━━━ Dataset extract ━━━
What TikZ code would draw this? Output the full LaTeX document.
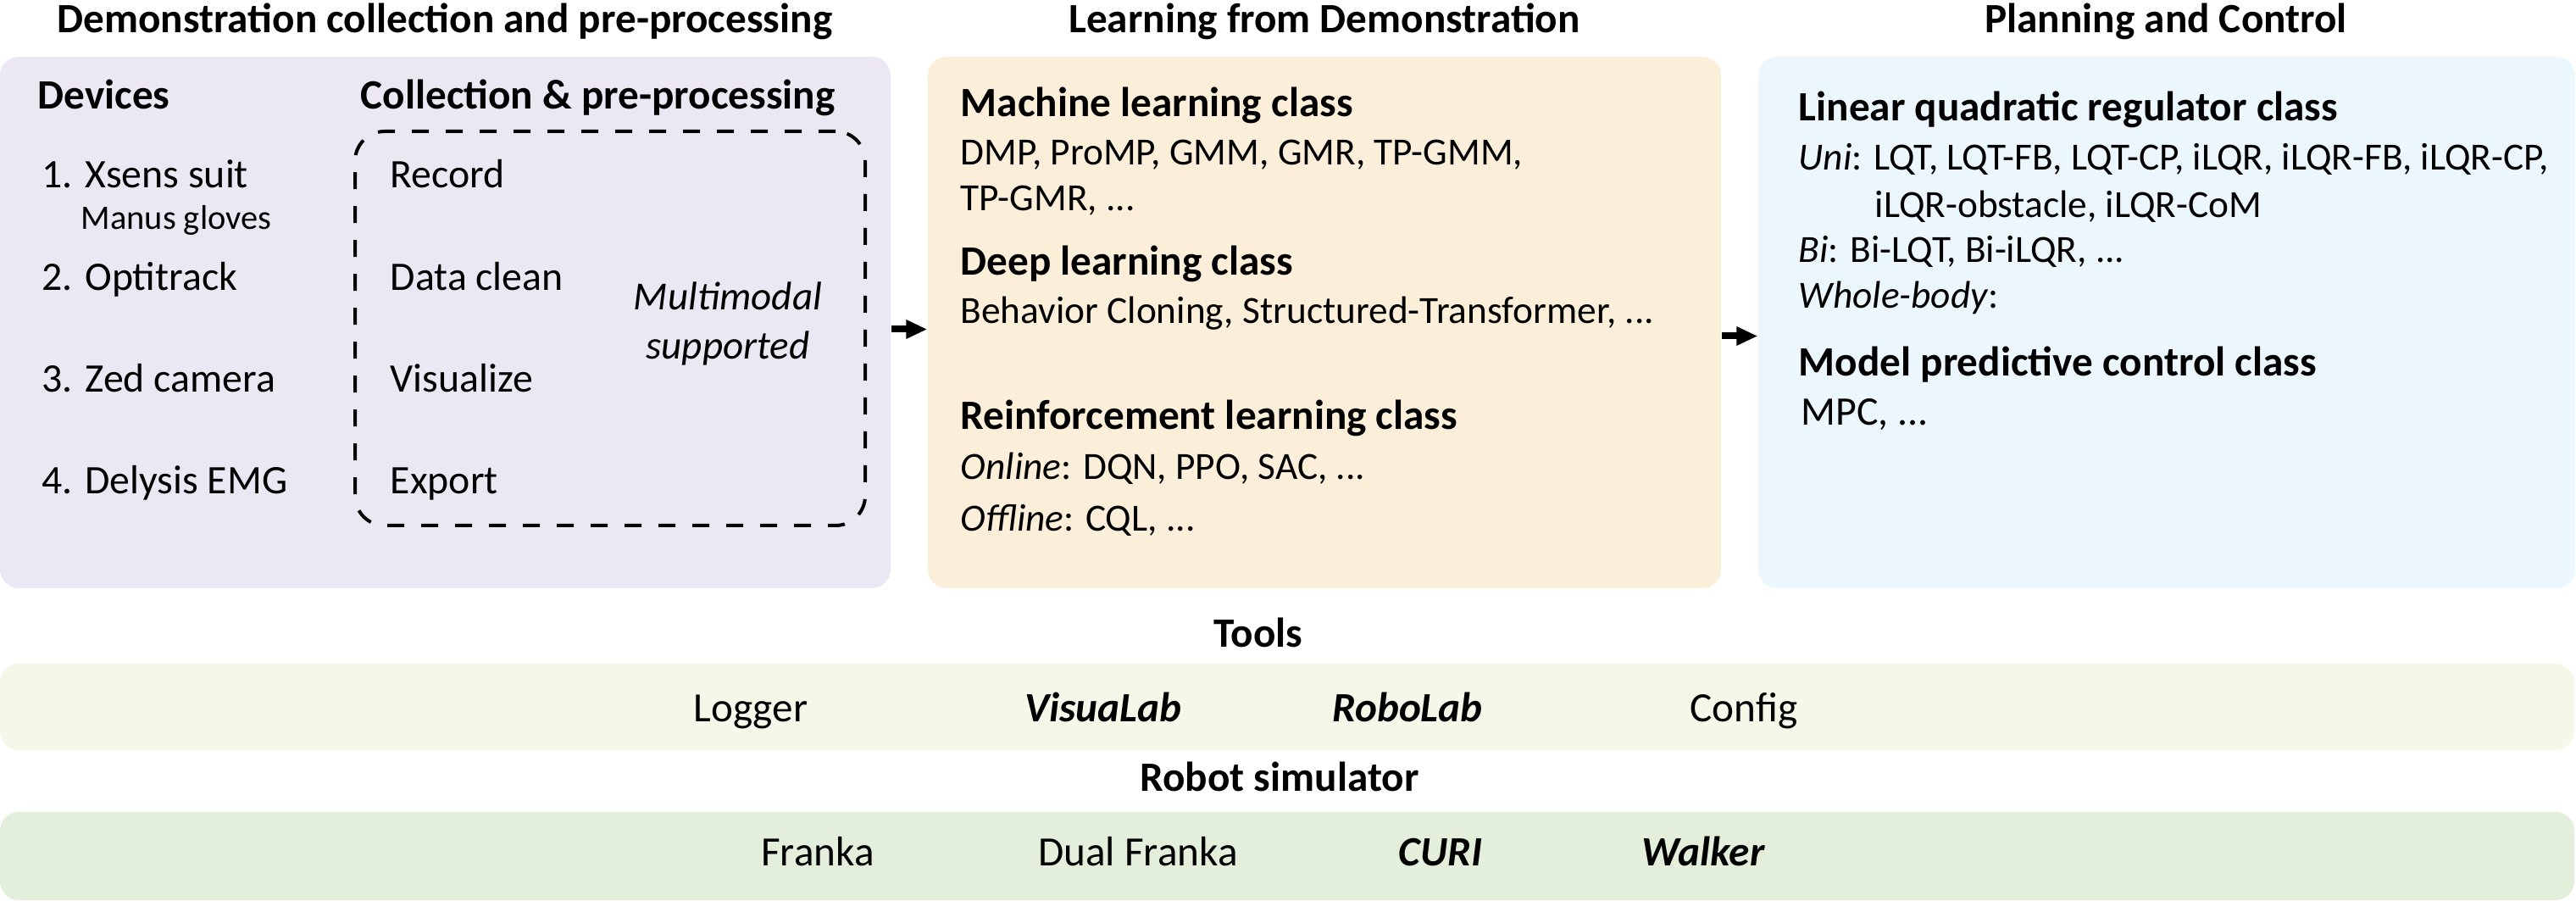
\documentclass[tikz,border=0pt]{standalone}
\usepackage{fontspec}
\setmainfont{Carlito}
\usetikzlibrary{arrows.meta, positioning}

\definecolor{demofill}{HTML}{EBE8F3}
\definecolor{lfdfill}{HTML}{FCEFDA}
\definecolor{planfill}{HTML}{EBF6FD}
\definecolor{toolfill}{HTML}{F5F8E9}
\definecolor{robotfill}{HTML}{E4EFDB}

\begin{document}
\begin{tikzpicture}[
  panel/.style={rounded corners=0.22cm, inner sep=0pt},
  title/.style={anchor=base, font=\fontsize{14}{17}\selectfont\bfseries},
  head/.style={anchor=base west, inner sep=0pt, font=\fontsize{14}{17}\selectfont\bfseries},
  txt/.style={anchor=base west, inner sep=0pt, font=\fontsize{12.9}{15}\selectfont},
  dev/.style={txt, font=\fontsize{13.6}{16}\selectfont},
  item/.style={anchor=base, inner sep=0pt, font=\fontsize{14}{17}\selectfont},
  bitem/.style={item, font=\fontsize{14}{17}\selectfont\bfseries\itshape},
  dashbox/.style={draw, line width=0.04cm, dash pattern=on 0.2cm off 0.2cm, rounded corners=0.35cm},
  arr/.style={-{Triangle[length=0.25cm, width=0.21cm]}, line width=0.08cm}
]
\useasboundingbox (0,0) rectangle (30.4,10.62);

% panels
\node[panel, fill=demofill, minimum width=10.51cm, minimum height=6.27cm] (demo) at (5.255,6.815) {};
\node[panel, fill=lfdfill, minimum width=9.36cm, minimum height=6.27cm] (lfd) at (15.63,6.815) {};
\node[panel, fill=planfill, minimum width=9.64cm, minimum height=6.27cm] (plan) at (25.57,6.815) {};
\node[panel, fill=toolfill, minimum width=30.38cm, minimum height=1.02cm] (toolbar) at (15.19,2.28) {};
\node[panel, fill=robotfill, minimum width=30.38cm, minimum height=1.04cm] (robotbar) at (15.19,0.52) {};

% titles
\node[title] (demotitle) at (5.25,10.23) {Demonstration collection and pre-processing};
\node[title] (lfdtitle) at (15.63,10.23) {Learning from Demonstration};
\node[title] (plantitle) at (25.56,10.23) {Planning and Control};
\node[title] (tooltitle) at (14.85,2.99) {Tools};
\node[title] (robottitle) at (15.10,1.29) {Robot simulator};

% demonstration collection
\node[head] (devices) at (0.44,9.33) {Devices};
\node[head] (collecthead) at (4.25,9.33) {Collection \& pre-processing};
\node[dashbox, minimum width=6.02cm, minimum height=4.65cm] (collect) at (7.20,6.745) {};
\node[dev] (xsens) at (0.49,8.40) {1. Xsens suit};
\node[txt, font=\fontsize{11.5}{13}\selectfont] (manus) at (0.95,7.91) {Manus gloves};
\node[dev] (opti) at (0.49,7.19) {2. Optitrack};
\node[dev] (zed) at (0.49,5.99) {3. Zed camera};
\node[dev] (emg) at (0.49,4.79) {4. Delysis EMG};
\node[dev] (record) at (4.60,8.40) {Record};
\node[dev] (clean) at (4.60,7.19) {Data clean};
\node[dev] (visual) at (4.60,5.99) {Visualize};
\node[dev] (export) at (4.60,4.79) {Export};
\node[align=center, font=\fontsize{13.4}{16.5}\selectfont\itshape] (multi) at (8.59,6.80) {Multimodal\\supported};

% learning from demonstration
\node[head] (mlhead) at (11.33,9.24) {Machine learning class};
\node[txt] (ml1) at (11.33,8.67) {DMP, ProMP, GMM, GMR, TP-GMM,};
\node[txt] (ml2) at (11.33,8.13) {TP-GMR, ...};
\node[head] (dlhead) at (11.33,7.37) {Deep learning class};
\node[txt] (dl1) at (11.33,6.80) {Behavior Cloning, Structured-Transformer, ...};
\node[head] (rlhead) at (11.33,5.55) {Reinforcement learning class};
\node[txt] (rl1) at (11.33,4.96) {\textit{Online}: DQN, PPO, SAC, ...};
\node[txt] (rl2) at (11.33,4.35) {\textit{Offline}: CQL, ...};

% planning and control
\node[head] (lqrhead) at (21.22,9.19) {Linear quadratic regulator class};
\node[txt] (uni1) at (21.22,8.61) {\textit{Uni}: LQT, LQT-FB, LQT-CP, iLQR, iLQR-FB, iLQR-CP,};
\node[txt] (uni2) at (22.12,8.05) {iLQR-obstacle, iLQR-CoM};
\node[txt] (bi) at (21.22,7.52) {\textit{Bi}: Bi-LQT, Bi-iLQR, ...};
\node[txt] (whole) at (21.22,6.98) {\textit{Whole-body}:};
\node[head] (mpchead) at (21.22,6.18) {Model predictive control class};
\node[dev] (mpc) at (21.25,5.60) {MPC, ...};

% tools and simulators
\node[item] (logger) at (8.86,2.11) {Logger};
\node[bitem] (visualab) at (13.02,2.11) {VisuaLab};
\node[bitem] (robolab) at (16.61,2.11) {RoboLab};
\node[item] (config) at (20.58,2.11) {Config};
\node[item] (franka) at (9.65,0.41) {Franka};
\node[item] (dualfranka) at (13.43,0.41) {Dual Franka};
\node[bitem] (curi) at (17.00,0.41) {CURI};
\node[bitem] (walker) at (20.10,0.41) {Walker};

\draw[arr] ([yshift=-0.08cm]demo.east) -- ([yshift=-0.08cm]lfd.west);
\draw[arr] ([yshift=-0.16cm]lfd.east) -- ([yshift=-0.16cm]plan.west);
\end{tikzpicture}
\end{document}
━━━
» **Do this**
Copy every line of the data exactly as written, excluding the pictures.

» **Final answer**
What TikZ code would draw this? Output the full LaTeX document.
\documentclass[tikz,border=0pt]{standalone}
\usepackage{fontspec}
\setmainfont{Carlito}
\usetikzlibrary{arrows.meta, positioning}

\definecolor{demofill}{HTML}{EBE8F3}
\definecolor{lfdfill}{HTML}{FCEFDA}
\definecolor{planfill}{HTML}{EBF6FD}
\definecolor{toolfill}{HTML}{F5F8E9}
\definecolor{robotfill}{HTML}{E4EFDB}

\begin{document}
\begin{tikzpicture}[
  panel/.style={rounded corners=0.22cm, inner sep=0pt},
  title/.style={anchor=base, font=\fontsize{14}{17}\selectfont\bfseries},
  head/.style={anchor=base west, inner sep=0pt, font=\fontsize{14}{17}\selectfont\bfseries},
  txt/.style={anchor=base west, inner sep=0pt, font=\fontsize{12.9}{15}\selectfont},
  dev/.style={txt, font=\fontsize{13.6}{16}\selectfont},
  item/.style={anchor=base, inner sep=0pt, font=\fontsize{14}{17}\selectfont},
  bitem/.style={item, font=\fontsize{14}{17}\selectfont\bfseries\itshape},
  dashbox/.style={draw, line width=0.04cm, dash pattern=on 0.2cm off 0.2cm, rounded corners=0.35cm},
  arr/.style={-{Triangle[length=0.25cm, width=0.21cm]}, line width=0.08cm}
]
\useasboundingbox (0,0) rectangle (30.4,10.62);

% panels
\node[panel, fill=demofill, minimum width=10.51cm, minimum height=6.27cm] (demo) at (5.255,6.815) {};
\node[panel, fill=lfdfill, minimum width=9.36cm, minimum height=6.27cm] (lfd) at (15.63,6.815) {};
\node[panel, fill=planfill, minimum width=9.64cm, minimum height=6.27cm] (plan) at (25.57,6.815) {};
\node[panel, fill=toolfill, minimum width=30.38cm, minimum height=1.02cm] (toolbar) at (15.19,2.28) {};
\node[panel, fill=robotfill, minimum width=30.38cm, minimum height=1.04cm] (robotbar) at (15.19,0.52) {};

% titles
\node[title] (demotitle) at (5.25,10.23) {Demonstration collection and pre-processing};
\node[title] (lfdtitle) at (15.63,10.23) {Learning from Demonstration};
\node[title] (plantitle) at (25.56,10.23) {Planning and Control};
\node[title] (tooltitle) at (14.85,2.99) {Tools};
\node[title] (robottitle) at (15.10,1.29) {Robot simulator};

% demonstration collection
\node[head] (devices) at (0.44,9.33) {Devices};
\node[head] (collecthead) at (4.25,9.33) {Collection \& pre-processing};
\node[dashbox, minimum width=6.02cm, minimum height=4.65cm] (collect) at (7.20,6.745) {};
\node[dev] (xsens) at (0.49,8.40) {1. Xsens suit};
\node[txt, font=\fontsize{11.5}{13}\selectfont] (manus) at (0.95,7.91) {Manus gloves};
\node[dev] (opti) at (0.49,7.19) {2. Optitrack};
\node[dev] (zed) at (0.49,5.99) {3. Zed camera};
\node[dev] (emg) at (0.49,4.79) {4. Delysis EMG};
\node[dev] (record) at (4.60,8.40) {Record};
\node[dev] (clean) at (4.60,7.19) {Data clean};
\node[dev] (visual) at (4.60,5.99) {Visualize};
\node[dev] (export) at (4.60,4.79) {Export};
\node[align=center, font=\fontsize{13.4}{16.5}\selectfont\itshape] (multi) at (8.59,6.80) {Multimodal\\supported};

% learning from demonstration
\node[head] (mlhead) at (11.33,9.24) {Machine learning class};
\node[txt] (ml1) at (11.33,8.67) {DMP, ProMP, GMM, GMR, TP-GMM,};
\node[txt] (ml2) at (11.33,8.13) {TP-GMR, ...};
\node[head] (dlhead) at (11.33,7.37) {Deep learning class};
\node[txt] (dl1) at (11.33,6.80) {Behavior Cloning, Structured-Transformer, ...};
\node[head] (rlhead) at (11.33,5.55) {Reinforcement learning class};
\node[txt] (rl1) at (11.33,4.96) {\textit{Online}: DQN, PPO, SAC, ...};
\node[txt] (rl2) at (11.33,4.35) {\textit{Offline}: CQL, ...};

% planning and control
\node[head] (lqrhead) at (21.22,9.19) {Linear quadratic regulator class};
\node[txt] (uni1) at (21.22,8.61) {\textit{Uni}: LQT, LQT-FB, LQT-CP, iLQR, iLQR-FB, iLQR-CP,};
\node[txt] (uni2) at (22.12,8.05) {iLQR-obstacle, iLQR-CoM};
\node[txt] (bi) at (21.22,7.52) {\textit{Bi}: Bi-LQT, Bi-iLQR, ...};
\node[txt] (whole) at (21.22,6.98) {\textit{Whole-body}:};
\node[head] (mpchead) at (21.22,6.18) {Model predictive control class};
\node[dev] (mpc) at (21.25,5.60) {MPC, ...};

% tools and simulators
\node[item] (logger) at (8.86,2.11) {Logger};
\node[bitem] (visualab) at (13.02,2.11) {VisuaLab};
\node[bitem] (robolab) at (16.61,2.11) {RoboLab};
\node[item] (config) at (20.58,2.11) {Config};
\node[item] (franka) at (9.65,0.41) {Franka};
\node[item] (dualfranka) at (13.43,0.41) {Dual Franka};
\node[bitem] (curi) at (17.00,0.41) {CURI};
\node[bitem] (walker) at (20.10,0.41) {Walker};

\draw[arr] ([yshift=-0.08cm]demo.east) -- ([yshift=-0.08cm]lfd.west);
\draw[arr] ([yshift=-0.16cm]lfd.east) -- ([yshift=-0.16cm]plan.west);
\end{tikzpicture}
\end{document}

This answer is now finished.